Гляжу: побагровел мой генерал, не понравилось ему это суемыслие — ценсоров укоротить. Думаю, надо правее брать: «И еще, честно признаюсь, против офранцуживания я нашей речи. Видимое ли это дело, ваше превосходительство: француз из парижского предместья заводит пансион для русских молодых дворян и сообщает через „Московские ведомости“, что особливо будет обучать их русскому языку…»

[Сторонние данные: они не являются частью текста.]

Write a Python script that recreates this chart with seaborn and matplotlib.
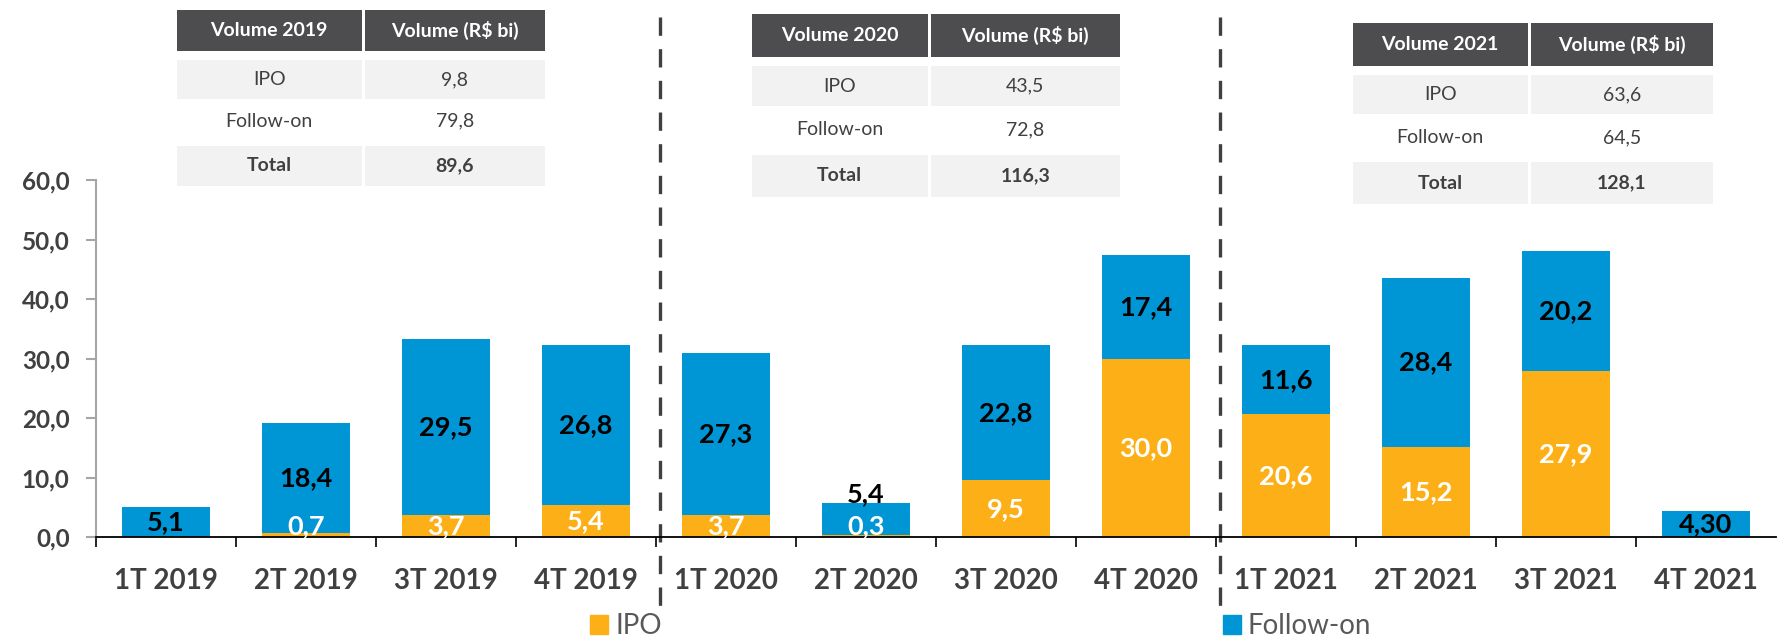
import numpy as np
import pandas as pd
import matplotlib
matplotlib.use("Agg")
import matplotlib.pyplot as plt
import seaborn as sns
from matplotlib.patches import Rectangle, Patch
from matplotlib.transforms import blended_transform_factory

# data (R$ bi)
quarters = ["1T 2019", "2T 2019", "3T 2019", "4T 2019",
            "1T 2020", "2T 2020", "3T 2020", "4T 2020",
            "1T 2021", "2T 2021", "3T 2021", "4T 2021"]
ipo = [0.0, 0.7, 3.7, 5.4, 3.7, 0.3, 9.5, 30.0, 20.6, 15.2, 27.9, 0.0]
follow_on = [5.1, 18.4, 29.5, 26.8, 27.3, 5.4, 22.8, 17.4, 11.6, 28.4, 20.2, 4.3]
follow_labels = ["5,1", "18,4", "29,5", "26,8", "27,3", "5,4",
                 "22,8", "17,4", "11,6", "28,4", "20,2", "4,30"]

table_years = ["2019", "2020", "2021"]
table_ipo = [9.8, 43.5, 63.6]
table_follow = [79.8, 72.8, 64.5]
table_total = [89.6, 116.3, 128.1]

yticks = [0, 10, 20, 30, 40, 50, 60]

ORANGE = "#FCAF17"
BLUE = "#0096D6"
DARK = "#404040"
HEADER = "#4D4D4F"
LIGHT = "#F2F2F2"

W, H = 1779, 637


def br(v, d=1):
    return f"{v:.{d}f}".replace(".", ",")


sns.set_theme(style="white")
plt.rcParams["font.family"] = ["Lato", "DejaVu Sans"]

fig = plt.figure(figsize=(W / 100, H / 100), dpi=100)
ax = fig.add_axes([96 / W, 1 - 537 / H, 1680 / W, (537 - 180) / H])

df = pd.DataFrame({"quarter": quarters, "ipo": ipo, "follow": follow_on})
df["total"] = df["ipo"] + df["follow"]

# stacked bars: full height in blue, IPO part over it in orange
sns.barplot(data=df, x="quarter", y="total", color=BLUE, width=0.63,
            saturation=1, linewidth=0, ax=ax)
sns.barplot(data=df, x="quarter", y="ipo", color=ORANGE, width=0.63,
            saturation=1, linewidth=0, ax=ax)

ax.set_xlim(-0.5, 11.5)
ax.set_ylim(0, 60)
ax.set_xlabel("")
ax.set_ylabel("")

for s in ["top", "right"]:
    ax.spines[s].set_visible(False)
ax.spines["bottom"].set_color("black")
ax.spines["bottom"].set_linewidth(1.3)
ax.spines["left"].set_color("#A6A6A6")
ax.spines["left"].set_linewidth(1.5)

ax.set_yticks(yticks)
ax.set_yticklabels([br(v) for v in yticks], fontweight="bold")
ax.tick_params(axis="y", left=True, length=7, width=1.5, color="#A6A6A6",
               pad=12, labelsize=17.5, labelcolor=DARK)

ax.set_xticks(range(len(quarters)))
ax.set_xticklabels(quarters, fontweight="bold")
ax.set_xticks(np.arange(-0.5, 11, 1), minor=True)
ax.tick_params(axis="x", which="major", length=0, pad=22, labelsize=20,
               labelcolor=DARK)
ax.tick_params(axis="x", which="minor", bottom=True, length=7.5, width=1.2,
               color="black", direction="out")

# value labels
for i, (a, b, fl) in enumerate(zip(ipo, follow_on, follow_labels)):
    nudged = False
    if a > 0:
        ya = a / 2
        if ya < 1.9:
            ya = 1.9
            nudged = True
        ax.text(i, ya, br(a), ha="center", va="center", color="white",
                fontsize=19.5, fontweight="bold")
    if nudged and b < 8:
        yb = a + b + 1.5
    else:
        yb = a + b / 2
    ax.text(i, yb, fl, ha="center", va="center", color="black",
            fontsize=19.5, fontweight="bold")

# dashed year separators
trans = blended_transform_factory(ax.transData, fig.transFigure)
for xs in [3.53, 7.53]:
    ax.plot([xs, xs], [1 - 17 / H, 1 - 618 / H], transform=trans,
            clip_on=False, color=DARK, lw=2.4, ls=(0, (5.5, 4)))

# summary tables drawn on an overlay in pixel units
tax = fig.add_axes([0, 0, 1, 1])
tax.set_xlim(0, W)
tax.set_ylim(H, 0)
tax.axis("off")

table_boxes = [(177, 363, 545, 10, 186),
               (752, 929, 1120, 14, 197),
               (1353, 1529, 1713, 23, 204)]
rows = [(0.0, 0.235), (0.285, 0.505), (0.51, 0.755), (0.77, 1.0)]

for k, (l, sp, r, t, b) in enumerate(table_boxes):
    h = b - t
    cells = [
        ("Volume " + table_years[k], "Volume (R$ bi)", HEADER, "white", "bold"),
        ("IPO", br(table_ipo[k]), LIGHT, DARK, "normal"),
        ("Follow-on", br(table_follow[k]), None, DARK, "normal"),
        ("Total", br(table_total[k]), LIGHT, DARK, "bold"),
    ]
    for (f0, f1), (c1, c2, fc, tc, fw) in zip(rows, cells):
        y0, y1 = t + f0 * h, t + f1 * h
        for x0, x1, txt in [(l, sp - 1.5, c1), (sp + 1.5, r, c2)]:
            if fc is not None:
                tax.add_patch(Rectangle((x0, y0), x1 - x0, y1 - y0,
                                        facecolor=fc, edgecolor="none"))
            tax.text((x0 + x1) / 2, (y0 + y1) / 2, txt, ha="center",
                     va="center", color=tc, fontsize=14, fontweight=fw)

# legend, two entries placed far apart
leg_kw = dict(loc="center left", frameon=False, fontsize=20,
              handlelength=0.65, handleheight=0.65, handletextpad=0.25,
              borderpad=0, borderaxespad=0, labelcolor="#595959")
fig.legend(handles=[Patch(color=ORANGE, label="IPO")],
           bbox_to_anchor=(590 / W, 1 - 626 / H), **leg_kw)
fig.legend(handles=[Patch(color=BLUE, label="Follow-on")],
           bbox_to_anchor=(1223 / W, 1 - 626 / H), **leg_kw)

fig.savefig("out.png", dpi=100)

Генерал, соглашаясь, пробурчал что-то, вроде «то — особый вопрос». А я поддал жару: «Даже шутка, обратите внимание, ваше превосходительство, у француза пустяшная, облегченная, ударяет в голову, как шампанское, и тут же улетучивается. А наша — с норовом, живописна, ее всегда в лицах представить можно, потому и живуча».
Генерал почувствовал, что уходит в какие-то дебри литературные, и возвратился к первооснове: «В, Обществе вы были?» — «Как же, состою… В обществе любителей российской словесности…»
Грибоедов провел рукой по волосам Нины:
— И выдали твоему карбонарию очистительный аттестат. «По высочайшему Его императорского величества повелению комиссия для изыскания о злоумышленном Обществе сим свидетельствует, что коллежский асессор Александр Грибоедов, сын Сергеев, как по исследованию найдено, членом того Общества не был и в злонамеренной цели оного участия не принимал». А ты говоришь — ниспровергатель!
Нина обеими руками обхватила руку мужа, прижалась щекой к его плечу.
— Ты когда-нибудь расскажешь мне о своих друзьях? — спросила она серьезно.
И ему стало немного совестно за этот больно уж развеселый водевиль.